Posted by David Magalhães <sp...@gmail.com>.

Did you put each inside a different folder with their name? Like
/opt/flink/plugins/s3-fs-presto/flink-s3-fs-presto-1.9.1.jar ?

check
https://ci.apache.org/projects/flink/flink-docs-stable/ops/filesystems/s3.html

On Sat, Feb 1, 2020, 07:42 Navneeth Krishnan <re...@gmail.com>
wrote:

> Hi Arvid,
>
> Thanks for the response.
>
> I have both the jars under /opt/flink/plugins but I'm still getting the
> same error message. Also can someone please provide some pointers on how
> entropy works.
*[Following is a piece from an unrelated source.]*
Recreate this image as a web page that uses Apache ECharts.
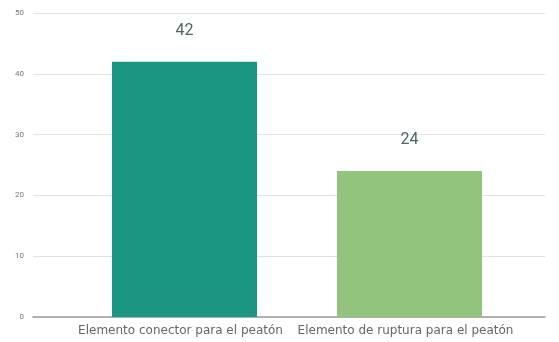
<!DOCTYPE html>
<html>
<head>
<meta charset="utf-8">
<script src="https://cdn.jsdelivr.net/npm/echarts@6/dist/echarts.min.js"></script>
<style>
  html, body { margin: 0; padding: 0; background: #fff; }
  #chart { width: 559px; height: 342px; }
</style>
</head>
<body>
<div id="chart"></div>
<script>
// Categories and counts
const categories = ['Elemento conector para el peatón', 'Elemento de ruptura para el peatón'];
const values = [42, 24];
const barColors = ['#1b9683', '#93c47d'];
const yTicks = [0, 10, 20, 30, 40, 50];

const chart = echarts.init(document.getElementById('chart'));

const yMin = yTicks[0];
const yMax = yTicks[yTicks.length - 1];
const yStep = yTicks[1] - yTicks[0];

chart.setOption({
  animation: false,
  textStyle: { fontFamily: 'Roboto, "Noto Sans", sans-serif' },
  grid: [
    // outer grid: value axis, gridlines
    { left: 33, right: 14, top: 13, bottom: 25 },
    // inner grid: the bars themselves
    { left: 72, right: 37, top: 13, bottom: 25 }
  ],
  xAxis: [
    { type: 'category', gridIndex: 0, data: [''], show: true,
      axisLine: { lineStyle: { color: '#9a9a9a', width: 1.5 } },
      axisTick: { show: false }, axisLabel: { show: false } },
    { type: 'category', gridIndex: 1, data: categories,
      axisLine: { show: false }, axisTick: { show: false },
      axisLabel: { color: '#666', fontSize: 12, margin: 8, interval: 0,
                   padding: [0, 8, 0, 0],
                   fontFamily: '"DejaVu Sans", sans-serif' } }
  ],
  yAxis: [
    { type: 'value', gridIndex: 0, min: yMin, max: yMax, interval: yStep,
      axisLine: { show: false }, axisTick: { show: false },
      axisLabel: { color: '#777', fontSize: 8, margin: 9 },
      splitLine: { lineStyle: { color: '#e3e3e3', width: 1 } } },
    { type: 'value', gridIndex: 1, min: yMin, max: yMax, interval: yStep,
      show: false, splitLine: { show: false } }
  ],
  series: [{
    type: 'bar',
    xAxisIndex: 1,
    yAxisIndex: 1,
    barWidth: 145,
    data: values.map((v, i) => ({ value: v, itemStyle: { color: barColors[i] } })),
    label: {
      show: true,
      position: 'top',
      distance: 23,
      color: '#4f6666',
      fontSize: 16
    }
  }]
});
</script>
</body>
</html>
How should I setup the directory structure?
>
> In the link that you have provided there is a aws-credentials.jar file,
> not sure where to get the jar since I don't see it in maven repo.
>
> *Plugins:*
>
> flink-s3-fs-hadoop-1.9.1.jar
>
> flink-s3-fs-presto-1.9.1.jar
>
>
> *flink-conf:*
>
> high-availability.storageDir: s3p://.../recovery
>
>
>
> *Error message:*
>
> Shutting StandaloneSessionClusterEntrypoint down with application status
> FAILED. Diagnostics java.io.IOException: Could not create FileSystem for
> highly available storage (high-availability.storageDir)
>
> Caused by: org.apache.flink.core.fs.UnsupportedFileSystemSchemeException:
> Could not find a file system implementation for scheme 's3p'. The scheme is
> not directly supported by Flink and no Hadoop file system to support this
> scheme could be loaded.
>
> Caused by: org.apache.flink.core.fs.UnsupportedFileSystemSchemeException:
> Hadoop is not in the classpath/dependencies.
>
>
> Thanks
>
>
>
> On Thu, Jan 30, 2020 at 2:37 AM Arvid Heise <ar...@ververica.com> wrote:
>
>> Hi Navneeth,
>>
>> did you follow the plugin folder structure? [1]
>>
>> There is another plugin called flink-s3-fs-presto that you can use.
>> If you want to use both plugins, use s3a:// for s3-fs-hadoop (output) and
>> s3p:// for s3-fs-presto (checkpointing).
>>
>> [1]
>> https://ci.apache.org/projects/flink/flink-docs-master/ops/plugins.html#isolation-and-plugin-structure
>>
>> On Thu, Jan 30, 2020 at 10:26 AM Navneeth Krishnan <
>> reachnavneeth2@gmail.com> wrote:
>>
>>> Hi All,
>>>
>>> I'm trying to migrate from NFS to S3 for checkpointing and I'm facing
>>> few issues. I have flink running in docker with flink-s3-fs-hadoop jar
>>> copied to plugins folder. Even after having the jar I'm getting the
>>> following error: Caused by:
>>> org.apache.flink.core.fs.UnsupportedFileSystemSchemeException: Hadoop is
>>> not in the classpath/dependencies. Am I missing something?
>>>
>>> In the documentation it says "Presto is the recommended file system for
>>> checkpointing to S3". How can I enable this? Is there a specific
>>> configuration that I need to do for this?
>>>
>>> Also, I couldn't figure out how the entropy injection works. Should I
>>> create the bucket with checkpoints folder and flink will automatically
>>> inject an entropy and create a per job checkpoint folder or should I create
>>> it?
>>>
>>> bucket/checkpoints/_entropy_/dashboard-job/
>>>
>>> s3.entropy.key: _entropy_
>>> s3.entropy.length: 4 (default)
>>>
>>> Thanks
>>>
>>